‘Don’t forget us’ overseas leaders tell Crown Nominations Committee: The Church of England Newspaper, July 29, 2012 p 6. August 4, 2012Posted by geoconger in Archbishop of Canterbury, Church of England, Church of England Newspaper.
Tags: Crown Nominations Committee, Global South
‘Think globally, not locally’ when selecting the next Archbishop of Canterbury, 17 overseas archbishops told the Crown Nominations Committee (CNC) last week.
From 18-20 July 2012 the leaders of the Global South movement of the Anglican Communion met in Bangkok during the group’s Conference on the Decade of Mission and Networking and issued a communiqué reminding the CNC that the Archbishop of Canterbury was not solely the property of the Church of England.
“We deeply respect and appreciate our historical and spiritual relationship with the See of Canterbury,” the 20 July communiqué said. “We have written to the Crown Nominations Commission with concerns from the Global South and important principles for consideration as it nominates candidates for the appointment of a new Archbishop of Canterbury.”
While the text of the letter to the CNC was not made public, leaders of the Global South movement have voiced concern over the parochial appointment process in the Church of England. Speaking to the Telegraph earlier this month, Dr. Mouneer Anis, Bishop of Egypt and Presiding Bishop of the Episcopal Church in Jerusalem and the Middle East, said the “voice of the Anglicans from the global south is really very limited and not one of the 16 members of the Crown Nominations Commission represents the global south.”

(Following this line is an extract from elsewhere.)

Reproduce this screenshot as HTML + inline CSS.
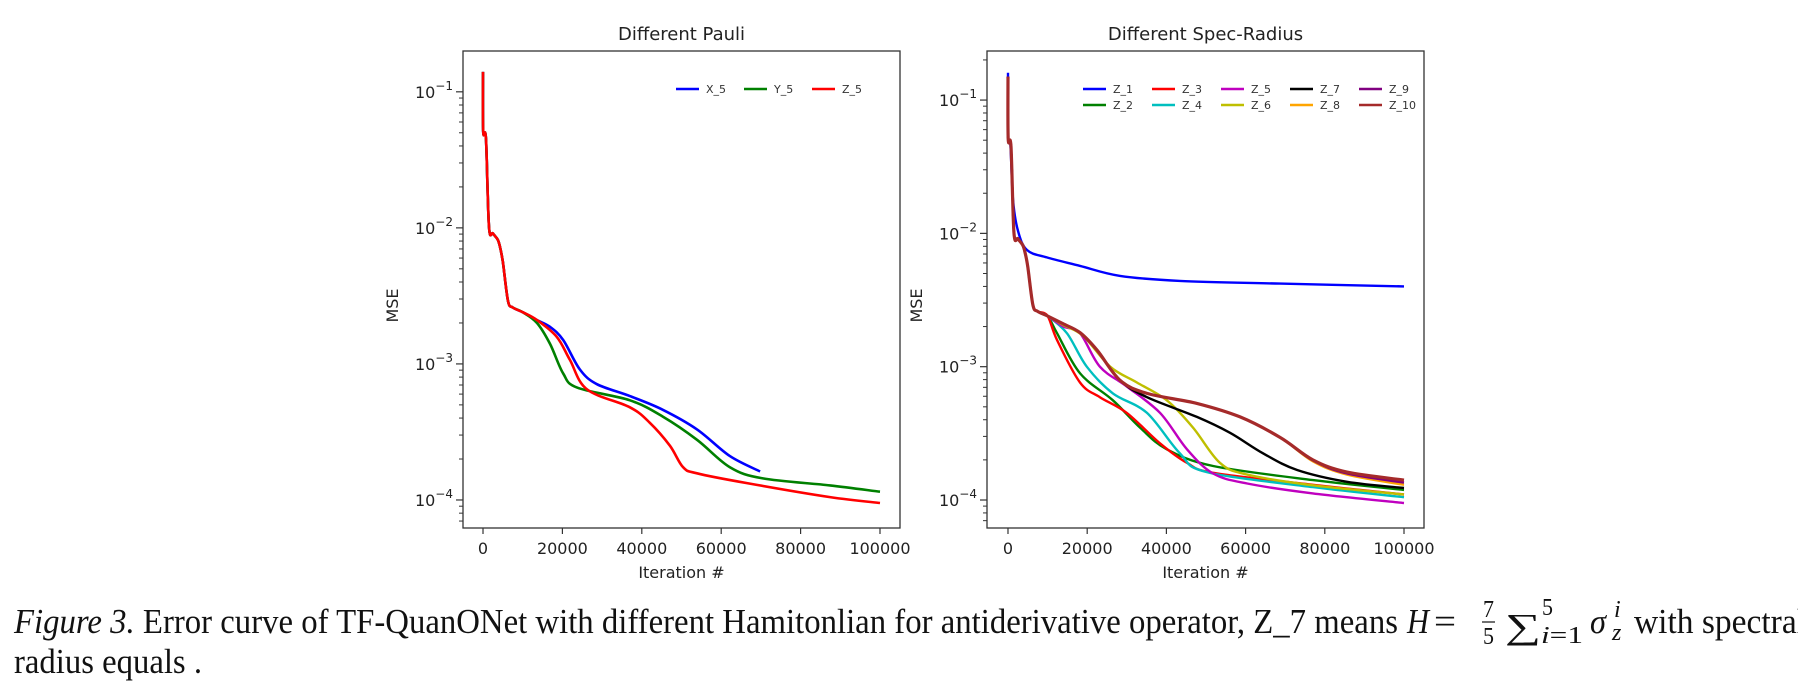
<!DOCTYPE html>
<html><head><meta charset="utf-8"><style>
html,body{margin:0;padding:0;background:#fff;}
svg{display:block;}
.tk{font-family:"DejaVu Sans",sans-serif;font-size:16px;fill:#222;}
.lg{font-family:"DejaVu Sans",sans-serif;font-size:11px;fill:#333;}
.cap{font-family:"Liberation Serif",serif;font-size:35px;fill:#111;}
.sm{font-family:"Liberation Serif",serif;font-size:24px;fill:#111;}
</style></head><body>
<svg id="fig" width="1798" height="694" viewBox="0 0 1798 694" xmlns="http://www.w3.org/2000/svg">
<g id="capg">
<text class="cap" x="14" y="633" textLength="1384" lengthAdjust="spacingAndGlyphs"><tspan font-style="italic">Figure 3.</tspan> Error curve of TF-QuanONet with different Hamitonlian for antiderivative operator, Z_7 means</text>
<text class="cap" x="1407" y="633" font-style="italic" textLength="22" lengthAdjust="spacingAndGlyphs">H</text>
<text class="cap" x="1434" y="633" textLength="22" lengthAdjust="spacingAndGlyphs">=</text>
<text class="sm" x="1483" y="617" textLength="11" lengthAdjust="spacingAndGlyphs">7</text>
<line x1="1482" y1="622" x2="1495" y2="622" stroke="#111" stroke-width="1.2"/>
<text class="sm" x="1483" y="644" textLength="11" lengthAdjust="spacingAndGlyphs">5</text>
<text class="cap" x="1505" y="638" textLength="36" lengthAdjust="spacingAndGlyphs">∑</text>
<text class="sm" x="1542" y="615" textLength="11" lengthAdjust="spacingAndGlyphs">5</text>
<text class="sm" x="1541" y="643" textLength="42" lengthAdjust="spacingAndGlyphs"><tspan font-style="italic">i</tspan>=1</text>
<text class="cap" x="1590" y="633" font-style="italic" textLength="16" lengthAdjust="spacingAndGlyphs">σ</text>
<text class="sm" x="1614" y="617" font-style="italic">i</text>
<text class="sm" x="1612" y="640" font-style="italic">z</text>
<text class="cap" x="1634" y="633" textLength="172" lengthAdjust="spacingAndGlyphs">with spectral</text>
<text class="cap" x="14" y="673" textLength="188" lengthAdjust="spacingAndGlyphs">radius equals .</text>
</g>
</svg>
<script>
// ---- data ----
const prefix = [[0,0.14],[50,0.051],[750,0.045],[1500,0.0102],[2500,0.0091],[3700,0.0082],[4300,0.0072],[5000,0.0056],[6300,0.0029],[7500,0.0026],[10000,0.0024]];
const leftNames = ["X_5","Y_5","Z_5"];
const leftColors = ["#0000ff","#008000","#ff0000"];
const seriesX5 = [[13600,2.1e-3],[16900,1.87e-3],[20200,1.5e-3],[24400,9.1e-4],[28700,7.1e-4],[37000,5.8e-4],[45300,4.6e-4],[53900,3.3e-4],[62200,2.1e-4],[69800,1.62e-4]];
const seriesY5 = [[13600,2.0e-3],[16900,1.4e-3],[20200,8.5e-4],[23700,6.7e-4],[37000,5.4e-4],[45300,4.1e-4],[53900,2.77e-4],[62200,1.74e-4],[70500,1.44e-4],[87400,1.28e-4],[100000,1.15e-4]];
const seriesZ5L = [[13600,2.1e-3],[18600,1.58e-3],[21900,1.07e-3],[26200,6.5e-4],[37000,4.8e-4],[42000,3.7e-4],[47100,2.5e-4],[50400,1.74e-4],[53900,1.57e-4],[66500,1.33e-4],[87400,1.05e-4],[100000,9.5e-5]];

const rightNames = ["Z_1","Z_2","Z_3","Z_4","Z_5","Z_6","Z_7","Z_8","Z_9","Z_10"];
const rightColors = ["#0000ff","#008000","#ff0000","#00bfbf","#bf00bf","#bfbf00","#000000","#ffa500","#800080","#a52a2a"];
const prefixR = [[0,0.15],[50,0.051],[750,0.045],[1500,0.0102],[2500,0.0091],[3700,0.0082],[4300,0.0072],[5000,0.0056],[6300,0.0029],[7500,0.0026],[10000,0.0024]];
const z1 = [[0,0.16],[50,0.052],[600,0.046],[1260,0.018],[2500,0.0105],[4800,7.5e-3],[9800,6.6e-3],[18200,5.7e-3],[28300,4.8e-3],[43400,4.4e-3],[68700,4.2e-3],[100000,4.0e-3]];
const z2 = [[12400,1.78e-3],[18200,8.9e-4],[26500,5.6e-4],[33300,3.5e-4],[40100,2.4e-4],[51800,1.8e-4],[77000,1.41e-4],[100000,1.19e-4]];
const z3 = [[12400,1.58e-3],[18200,7.6e-4],[23200,5.9e-4],[30000,4.5e-4],[38400,2.66e-4],[45200,1.9e-4],[51800,1.6e-4],[77000,1.3e-4],[100000,1.1e-4]];
const z4 = [[14900,1.78e-3],[19900,1.0e-3],[26500,6.3e-4],[35100,4.5e-4],[43400,2.24e-4],[50200,1.62e-4],[77000,1.25e-4],[100000,1.05e-4]];
const z5 = [[14000,2.0e-3],[18200,1.78e-3],[23200,1.0e-3],[30000,7.1e-4],[38400,4.5e-4],[45200,2.4e-4],[51800,1.58e-4],[60400,1.33e-4],[77000,1.12e-4],[100000,9.5e-5]];
const z6 = [[14000,2.05e-3],[19000,1.7e-3],[25800,1.0e-3],[32600,7.6e-4],[40100,5.6e-4],[46700,3.5e-4],[53500,1.9e-4],[60400,1.55e-4],[77000,1.29e-4],[100000,1.1e-4]];
const z7 = [[13900,2.1e-3],[18200,1.8e-3],[22500,1.33e-3],[28300,7.9e-4],[35100,5.9e-4],[47700,4.2e-4],[56000,3.2e-4],[64400,2.24e-4],[73000,1.68e-4],[85600,1.37e-4],[100000,1.23e-4]];
const z8 = [[13900,2.1e-3],[18200,1.8e-3],[22500,1.33e-3],[28300,7.9e-4],[35100,6.3e-4],[47700,5.3e-4],[58600,4.2e-4],[68700,2.95e-4],[77000,1.95e-4],[85600,1.55e-4],[100000,1.3e-4]];
const z9 = [[13900,2.1e-3],[18200,1.8e-3],[22500,1.33e-3],[28300,7.9e-4],[35100,6.3e-4],[47700,5.3e-4],[58600,4.2e-4],[68700,2.95e-4],[77000,1.98e-4],[85600,1.58e-4],[100000,1.35e-4]];
const z10 = [[13900,2.1e-3],[18200,1.8e-3],[22500,1.33e-3],[28300,7.9e-4],[35100,6.3e-4],[47700,5.3e-4],[58600,4.2e-4],[68700,2.95e-4],[77000,2.0e-4],[85600,1.62e-4],[100000,1.41e-4]];
const xTicks = [0,20000,40000,60000,80000,100000];
const yTicks = [-1,-2,-3,-4];

// ---- drawing ----
const NS="http://www.w3.org/2000/svg";
const svg=document.getElementById('fig');
function mk(tag,attrs,parent){const e=document.createElementNS(NS,tag);for(const k in attrs)e.setAttribute(k,attrs[k]);(parent||svg).appendChild(e);return e;}

function makeAxes(cfg){
  const g=mk('g',{});
  
  
  const xs=v=>cfg.L+(v-cfg.xmin)/(cfg.xmax-cfg.xmin)*(cfg.R-cfg.L);
  const ys=v=>cfg.T+(cfg.lmax-Math.log10(v))/(cfg.lmax-cfg.lmin)*(cfg.B-cfg.T);
  const t=mk('text',{x:(cfg.L+cfg.R)/2,y:40,'text-anchor':'middle','font-family':'DejaVu Sans, sans-serif','font-size':'18','fill':'#222'},g);
  t.textContent=cfg.title;
  
  
  for(let d=-5;d<=0;d++){
    for(let m=1;m<10;m++){
      const v=m*Math.pow(10,d);const lv=Math.log10(v);
      if(lv<cfg.lmin||lv>cfg.lmax)continue;
      const y=ys(v);
      mk('line',{x1:cfg.L-(m===1?7:4),x2:cfg.L,y1:y,y2:y,stroke:'#333','stroke-width':m===1?1.2:1},g);
    }
  }
  yTicks.forEach(p=>{
    const y=ys(Math.pow(10,p));
    const lbl=mk('text',{x:cfg.L-10,y:y+6,'text-anchor':'end',class:'tk'},g);
    
    
    const a=document.createElementNS(NS,'tspan');a.textContent='10';lbl.appendChild(a);
    const b=document.createElementNS(NS,'tspan');b.setAttribute('dy','-8');b.setAttribute('font-size','12');b.textContent='−'+(-p);lbl.appendChild(b);
  });
  xTicks.forEach(v=>{
    const x=xs(v);
    mk('line',{x1:x,x2:x,y1:cfg.B,y2:cfg.B+6,stroke:'#333','stroke-width':1.2},g);
    const l=mk('text',{x:x,y:cfg.B+26,'text-anchor':'middle',class:'tk'},g);
    l.textContent=String(v);
    
    
  });
  const xl=mk('text',{x:(cfg.L+cfg.R)/2,y:cfg.B+50,'text-anchor':'middle',class:'tk'},g);
  xl.textContent='Iteration #';
  
  
  const yl=mk('text',{x:0,y:0,'text-anchor':'middle',class:'tk',transform:`translate(${cfg.L-65},${(cfg.T+cfg.B)/2+16}) rotate(-90)`},g);
  yl.textContent='MSE';
  
  
  cfg.series.forEach((s,i)=>{
    const pts=s.data.map(p=>[xs(p[0]),ys(p[1])]);
    let d='M'+pts[0][0].toFixed(1)+','+pts[0][1].toFixed(1);
    for(let k=0;k<pts.length-1;k++){
      const p0=pts[Math.max(k-1,0)],p1=pts[k],p2=pts[k+1],p3=pts[Math.min(k+2,pts.length-1)];
      const c1=[p1[0]+(p2[0]-p0[0])/6,p1[1]+(p2[1]-p0[1])/6];
      const c2=[p2[0]-(p3[0]-p1[0])/6,p2[1]-(p3[1]-p1[1])/6];
      d+=`C${c1[0].toFixed(1)},${c1[1].toFixed(1)} ${c2[0].toFixed(1)},${c2[1].toFixed(1)} ${p2[0].toFixed(1)},${p2[1].toFixed(1)}`;
    }
    const path=mk('path',{d:d,fill:'none',stroke:s.color,'stroke-width':s.w||2.6,'stroke-linejoin':'round'},g);
    
    
  });
  mk('rect',{x:cfg.L,y:cfg.T,width:cfg.R-cfg.L,height:cfg.B-cfg.T,fill:'none',stroke:'#333','stroke-width':1.3},g);
  cfg.series.forEach((s,i)=>{
    const col=Math.floor(i/cfg.rows),row=i%cfg.rows;
    const lx=cfg.legX+col*cfg.legDX,ly=cfg.legY+row*16;
    const lg=mk('g',{},g);
    
    
    mk('line',{x1:lx,x2:lx+23,y1:ly,y2:ly,stroke:s.color,'stroke-width':2.5},lg);
    const tx=mk('text',{x:lx+30,y:ly+4,class:'lg'},lg);
    tx.textContent=s.name;
  });
}

makeAxes({name:'left-chart-different-pauli',title:'Different Pauli',L:463,R:900,T:51,B:528,xmin:-5040,xmax:105040,lmax:-0.70,lmin:-4.206,
  rows:1,legX:676,legDX:68,legY:89,
  series:[{name:leftNames[0],color:leftColors[0],data:prefix.concat(seriesX5)},
          {name:leftNames[1],color:leftColors[1],data:prefix.concat(seriesY5)},
          {name:leftNames[2],color:leftColors[2],data:prefix.concat(seriesZ5L)}]});

const rData=[z1,prefixR.concat(z2),prefixR.concat(z3),prefixR.concat(z4),prefixR.concat(z5),prefixR.concat(z6),prefixR.concat(z7),prefixR.concat(z8),prefixR.concat(z9),prefixR.concat(z10)];
makeAxes({name:'right-chart-different-spec-radius',title:'Different Spec-Radius',L:987,R:1424,T:51,B:528,xmin:-5300,xmax:105050,lmax:-0.632,lmin:-4.21,
  rows:2,legX:1083,legDX:69,legY:89,
  series:rightNames.map((n,i)=>({name:n,color:rightColors[i],data:rData[i],w:i===9?3.2:2.4}))});
</script>
</body></html>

“Not one single person comes from elsewhere in the Anglican Communion except the Archbishop of Wales which is part of the United Kingdom … the selection of the new Archbishop is an expression of not really caring for the Anglican family.”
Dr. Anis noted that while the Archbishop of Canterbury was the “spiritual father” of the Anglican Communion, the Anglican Communion “has no say whatsoever” in his appointment.”
Running the show “from England” would be “acceptable in the 19th Century but not now,” the Egyptian bishop said. “It is a colonial approach.”
The two day conference entitled “Be Transformed by the Renewing of the mind to Obedience of Faith for Holistic Mission in a Radically Changing Global Landscape” drew Anglicans from the developing world and the West, organizers reported and “explored the trends in mission in the 21st century amidst the post-1989 global landscape, and evaluated the effectiveness of Anglicans in missions.”
In their communiqué, the 17 archbishops voiced “great sadness” in the actions of the 77th General Convention of the Episcopal Church in authorizing same-sex blessings. “This action confirms our disappointment that The Episcopal Church has no regard for the concerns and convictions of the vast majority of Anglicans worldwide.”
Present at the meeting were the Primates of Jerusalem & the Middle East, Nigeria, the Indian Ocean, South East Asia, Kenya, Myanmar, the Congo, the Sudan, Burundi, Rwanda, Tanzania, Melanesia, Papua New Guinea, and representatives of the primates of Southern Africa, West Africa, Central Africa and the Southern Cone.